How selfishly and at what cost partners will decline to unblock because it appears to them to mean the sacrifice of too high a card. Too long they cling to their Queens and their Kings only to see the great army of “lost tricks” obtain fresh recruits because they would not, or could not, read what their partners were vainly trying to publish before them.

Another rather cool invitation and one bound to be fraught with disastrous results is when you request your partner to play for a suit in which you have neither length nor strength. It would be just as logical to ask him to play for cards in your adversaries’ hands.

It is always good practice in bridge not to attempt to play for too much. To bring in two suits is, of course, a very delightful sensation, but it is a great deal better to confine your efforts to bring in one sure suit than to attempt two with the result of getting neither. Bear in mind that when one is a bit greedy, “lost tricks” are likely to foot up rapidly.

Before the subject of “lost tricks” is abandoned it is well to call attention to what may be sacrificed by bad makes.

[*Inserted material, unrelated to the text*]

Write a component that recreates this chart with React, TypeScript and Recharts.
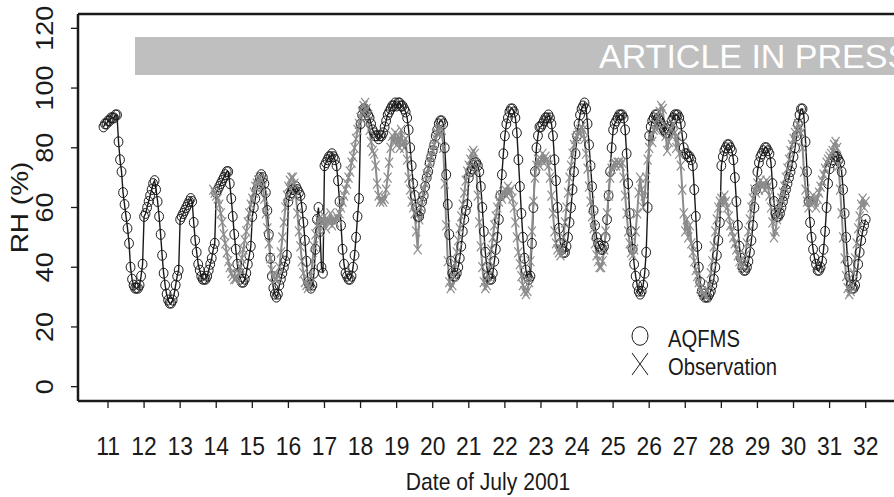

Players overanxious to win will attempt declarations which they know to be unsound, being influenced by a speculative impulse rather than by sound judgment.

Countless rubbers are lost—not tricks, but rubbers—because players do not know the score and, because they lack that information, are not playing with an intelligent idea as to how many tricks are absolutely essential to save the game.

In conclusion bear this in mind for it is a justifiable loss of a trick: Do not hesitate to lose when the only chance is to find in your partner’s hand the card that will save the game; you may be astonished to ascertain how often this will happen during the ordinary course of play.

Play so to perfect your whole game as to take care of the “lost tricks.” The winning tricks, it will quickly be discovered, take care of themselves.